Valhalla, NY-based Optionable Inc. continued to feel the backlash Monday more than two weeks after the energy options broker’s largest customer, Bank of Montreal (BMO), revealed a $400 million-plus trading loss (see Daily GPI, April 30). On Monday, Optionable, which has seen a 91% drop in share value since BMO’s loss announcement April 27, reported that Kevin Cassidy, vice chairman, CEO and director of the company, resigned Saturday. That news was followed by the New York Mercantile Exchange (Nymex) resigning board representation.
BMO said it lost between C$350 million and C$450 million (US$313.70 million to US$403.33 million) in wrong-way trades in natural gas, specifically “out-of-the-money options.” The bank warned investors in late April that more related losses could be coming, but that they would be “substantially lower” than the losses already announced.
On Monday, Optionable also issued a public statement on the current turmoil. The company said one of its clients recently incurred some losses that have become a subject of public discussion. On Monday afternoon, shares of Optionable were trading at 49 cents per share, significantly lower than the $7/share the stock was trading at prior to the BMO announcement.
“Gains and losses are both inevitable in trading energy derivatives,” said Albert Helmig, who has taken over day-to-day management of the company as chairman. “We are never pleased when losses dominate for one of our clients, but we do not design or help to design their strategies, nor are we financial advisors. We provide brokerage and execution services for trades that we are instructed to make by our clients. We believe strongly that our brokerage and execution services are and have been rendered appropriately, professionally and correctly.”
In discussing the change of leadership, Helmig said, “In my new and expanded role as executive chairman I am going to assess the situation and guide the company accordingly.” Helmig has more than 30 years of commodity experience from Wall Street to commodity merchant, spanning both physical and financial instruments on a global basis. He is CEO of Gray House, a private consulting firm providing risk management, price models and industry best-practice services to clients such as exchanges, fund managers, financial institutions, producers, integrated energy companies, government agencies and ministries, think tanks and law firms.
Nymex was also distancing itself from Optionable on Monday. In April, Nymex parent company Nymex Holdings Inc. completed agreements with Optionable Inc. and its founding stockholders to acquire 19% of Optionable. As part of the deal, Nymex elected Benjamin Chesir, Nymex vice president of new product development, as a director to the Optionable board.
That arrangement changed Monday. “We are concerned about the recently announced developments at Optionable and are actively reviewing the situation,” Nymex said. “In order to avoid potential conflicts of interest during our review, we are resigning Nymex board representation effective today.”

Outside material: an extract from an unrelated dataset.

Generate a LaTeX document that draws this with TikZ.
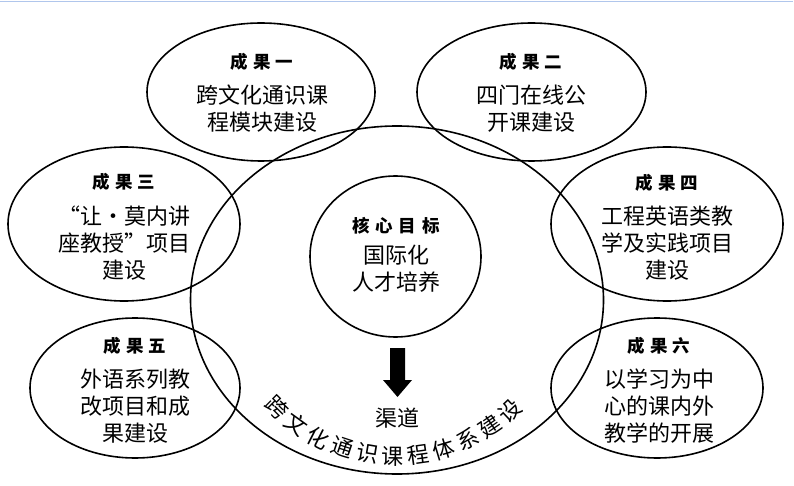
\documentclass[tikz,border=0pt]{standalone}
\usepackage{fontspec}
\setmainfont{Noto Sans CJK SC}
\usetikzlibrary{shapes.geometric}
\newcommand\hdr[1]{{\fontsize{17.5}{20}\selectfont\bfseries #1}}
\begin{document}
\begin{tikzpicture}[x=1pt,y=-1pt,
  oval/.style={draw, ellipse, line width=1.6pt, inner sep=0pt},
  txt/.style={align=center, inner sep=0pt, font=\fontsize{22}{27}\selectfont},
  arc char/.style={inner sep=0pt, font=\fontsize{22}{24}\selectfont}]
\fill[white] (0,0) rectangle (794,486);
\useasboundingbox (0,0) rectangle (794,486);
\draw[line width=1.5pt, color={rgb,255:red,176;green,198;blue,236}] (0,1.5) -- (793,1.5);

% outcome ellipses
\node[oval, minimum width=228pt, minimum height=138pt] (r1) at (261,92) {};
\node[oval, minimum width=229pt, minimum height=138pt] (r2) at (531.5,92) {};
\node[oval, minimum width=232pt, minimum height=154pt] (r3) at (124,224) {};
\node[oval, minimum width=232pt, minimum height=154pt] (r4) at (667,224) {};
\node[oval, minimum width=210pt, minimum height=140pt] (r5) at (135,388) {};
\node[oval, minimum width=212pt, minimum height=140pt] (r6) at (657,388) {};
% channel and core
\node[oval, minimum width=413pt, minimum height=348pt] (ch) at (397,300) {};
\node[oval, minimum width=171pt, minimum height=161pt] (core) at (395.5,256.5) {};

% texts
\node[txt] (t1) at (262,93) {\hdr{成\kern5pt 果\kern5pt 一}\\[8pt]跨文化通识课\\程模块建设};
\node[txt] (t2) at (531,93) {\hdr{成\kern5pt 果\kern5pt 二}\\[8pt]四门在线公\\开课建设};
\node[txt] (t3) at (124,227) {\hdr{成\kern5pt 果\kern5pt 三}\\[9pt]“让·莫内讲\\座教授”项目\\建设};
\node[txt] (t4) at (667,227) {\hdr{成\kern5pt 果\kern5pt 四}\\[8pt]工程英语类教\\学及实践项目\\建设};
\node[txt] (t5) at (135,390) {\hdr{成\kern5pt 果\kern5pt 五}\\[8pt]外语系列教\\改项目和成\\果建设};
\node[txt] (t6) at (659,390) {\hdr{成\kern5pt 果\kern5pt 六}\\[8pt]以学习为中\\心的课内外\\教学的开展};
\node[txt] (tc) at (396,255) {\hdr{核\kern6pt 心\kern6pt 目\kern6pt 标}\\[4pt]国际化\\人才培养};

% arrow
\fill (390,348) -- (405,348) -- (405,380) -- (412,380) -- (397.5,397) -- (383,380) -- (390,380) -- cycle;
\node[txt] (qd) at (397,418) {渠道};

% curved text
\foreach \c [count=\i from 0] in {跨,文,化,通,识,课,程,体,系,建,设} {
  \pgfmathsetmacro\r{44.6-8.77*\i}
  \pgfmathsetmacro\q{-1*\r}
  \node[arc char, rotate=\q] (c\i) at ({395-168*sin(\r)},{288+168*cos(\r)}) {\c};
}
\end{tikzpicture}
\end{document}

Optionable provides natural gas and other energy derivatives trading and brokerage services. The company provides its services to brokerage firms, financial institutions, energy traders and hedge funds nationwide. In addition to the traditional voice brokerage business, Optionable developed an automated derivatives trading platform. OPEX is a real-time electronic trade matching and brokerage system designed to improve liquidity and transparency in the energy derivatives market.